**Data excerpt**
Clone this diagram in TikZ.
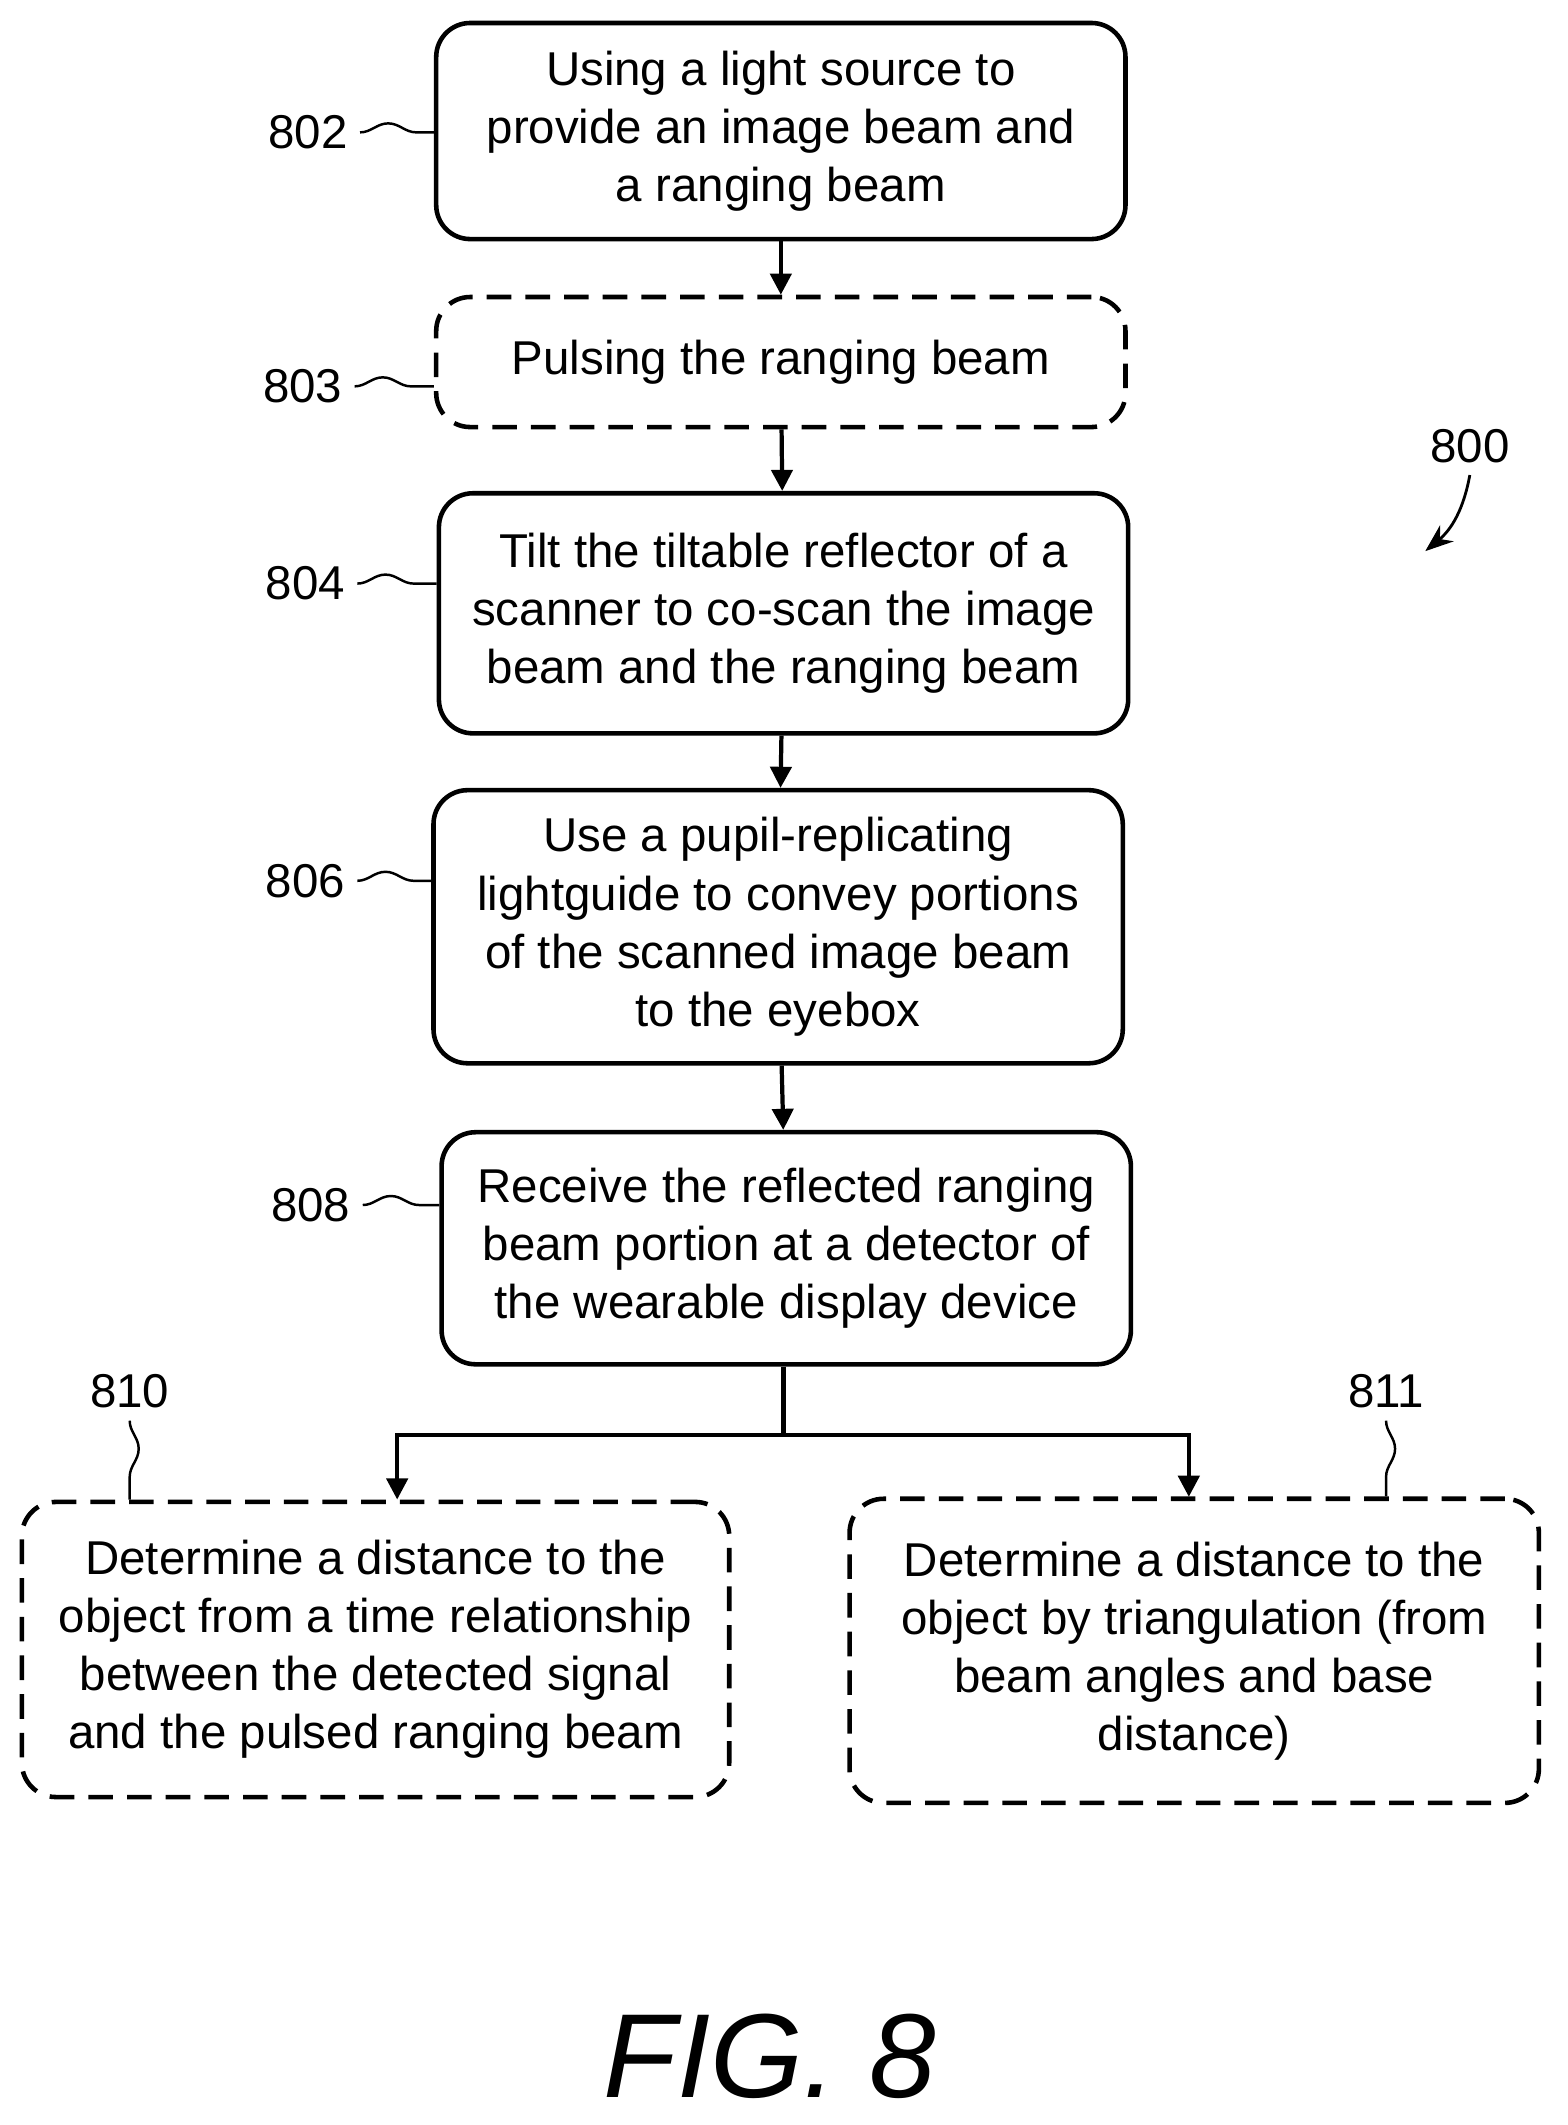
\documentclass[tikz,border=0pt]{standalone}
\usepackage{fontspec}
\setmainfont{Liberation Sans}
\usetikzlibrary{positioning, arrows.meta, decorations.pathmorphing}
\tikzset{
	stepbox/.style={draw, line width=1.3pt, rounded corners=0.34cm, align=center,
		font=\fontsize{13.5}{16.5}\selectfont, inner sep=2pt},
	optional/.style={stepbox, dashed, dash pattern=on 7pt off 4pt},
	flow/.style={-{Triangle[length=6pt,width=6pt]}, line width=1.2pt},
	squig/.style={line width=0.7pt, decorate, decoration={snake, amplitude=0.9mm, segment length=0.9cm}},
	ref/.style={font=\fontsize{13.5}{16.5}\selectfont}
}
\begin{document}
\begin{tikzpicture}[x=0.01351cm, y=-0.01351cm]
	\useasboundingbox (0,0) rectangle (1160,1573);
	
	\node[stepbox, minimum width=6.89cm, minimum height=2.16cm] (s802) at (578,97)
		{Using a light source to\\provide an image beam and\\a ranging beam};
	\node[optional, minimum width=6.89cm, minimum height=1.3cm] (s803) at (578,268)
		{Pulsing the ranging beam};
	\node[stepbox, minimum width=6.89cm, minimum height=2.4cm] (s804) at (580,454)
		{Tilt the tiltable reflector of a\\scanner to co-scan the image\\beam and the ranging beam};
	\node[stepbox, minimum width=6.89cm, minimum height=2.73cm] (s806) at (576,686)
		{Use a pupil-replicating\\lightguide to convey portions\\of the scanned image beam\\to the eyebox};
	\node[stepbox, minimum width=6.89cm, minimum height=2.32cm] (s808) at (582,924)
		{Receive the reflected ranging\\beam portion at a detector of\\the wearable display device};
	\node[optional, minimum width=7.07cm, minimum height=2.95cm] (s810) at (278,1221)
		{Determine a distance to the\\object from a time relationship\\between the detected signal\\and the pulsed ranging beam};
	\node[optional, minimum width=6.89cm, minimum height=3.04cm] (s811) at (884,1222)
		{Determine a distance to the\\object by triangulation (from\\beam angles and base\\distance)};
	
	% reference numerals
	\node[ref] (n802) at (228,98) {802};
	\node[ref] (n803) at (224,286) {803};
	\node[ref] (n804) at (226,432) {804};
	\node[ref] (n806) at (226,652) {806};
	\node[ref] (n808) at (230,892) {808};
	\node[ref] (n810) at (96,1030) {810};
	\node[ref] (n811) at (1026,1030) {811};
	\node[ref] (n800) at (1088,330) {800};
	\node[font=\itshape\fontsize{34}{34}\selectfont] (fig) at (570,1522) {FIG. 8};
	
	\draw[squig] (n802.east) -- (s802.west |- n802.east);
	\draw[squig] (n803.east) -- (s803.west |- n803.east);
	\draw[squig] (n804.east) -- (s804.west |- n804.east);
	\draw[squig] (n806.east) -- (s806.west |- n806.east);
	\draw[squig] (n808.east) -- (s808.west |- n808.east);
	\draw[squig] (n810.south) -- (n810.south |- s810.north);
	\draw[squig] (n811.south) -- (n811.south |- s811.north);
	\draw[-{Stealth[length=8pt]}, line width=0.8pt] (n800.south) to[bend left=20] (1055,408);
	
	% flow
	\draw[flow] (s802) -- (s803);
	\draw[flow] (s803) -- (s804);
	\draw[flow] (s804) -- (s806);
	\draw[flow] (s806) -- (s808);
	\coordinate (split) at (580,1062);
	\draw[line width=1.2pt] (s808.south -| split) -- (split);
	\draw[flow] (split) -| (294,1110);
	\draw[flow] (split) -| (880,1108);
\end{tikzpicture}
\end{document}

**What the task requires**
Leave the pictures out and please restate exactly the lines running from the start of the material through the one with "(0,0) rectangle (1160,1573);".

**Answer below**
Clone this diagram in TikZ.
\documentclass[tikz,border=0pt]{standalone}
\usepackage{fontspec}
\setmainfont{Liberation Sans}
\usetikzlibrary{positioning, arrows.meta, decorations.pathmorphing}
\tikzset{
	stepbox/.style={draw, line width=1.3pt, rounded corners=0.34cm, align=center,
		font=\fontsize{13.5}{16.5}\selectfont, inner sep=2pt},
	optional/.style={stepbox, dashed, dash pattern=on 7pt off 4pt},
	flow/.style={-{Triangle[length=6pt,width=6pt]}, line width=1.2pt},
	squig/.style={line width=0.7pt, decorate, decoration={snake, amplitude=0.9mm, segment length=0.9cm}},
	ref/.style={font=\fontsize{13.5}{16.5}\selectfont}
}
\begin{document}
\begin{tikzpicture}[x=0.01351cm, y=-0.01351cm]
	\useasboundingbox (0,0) rectangle (1160,1573);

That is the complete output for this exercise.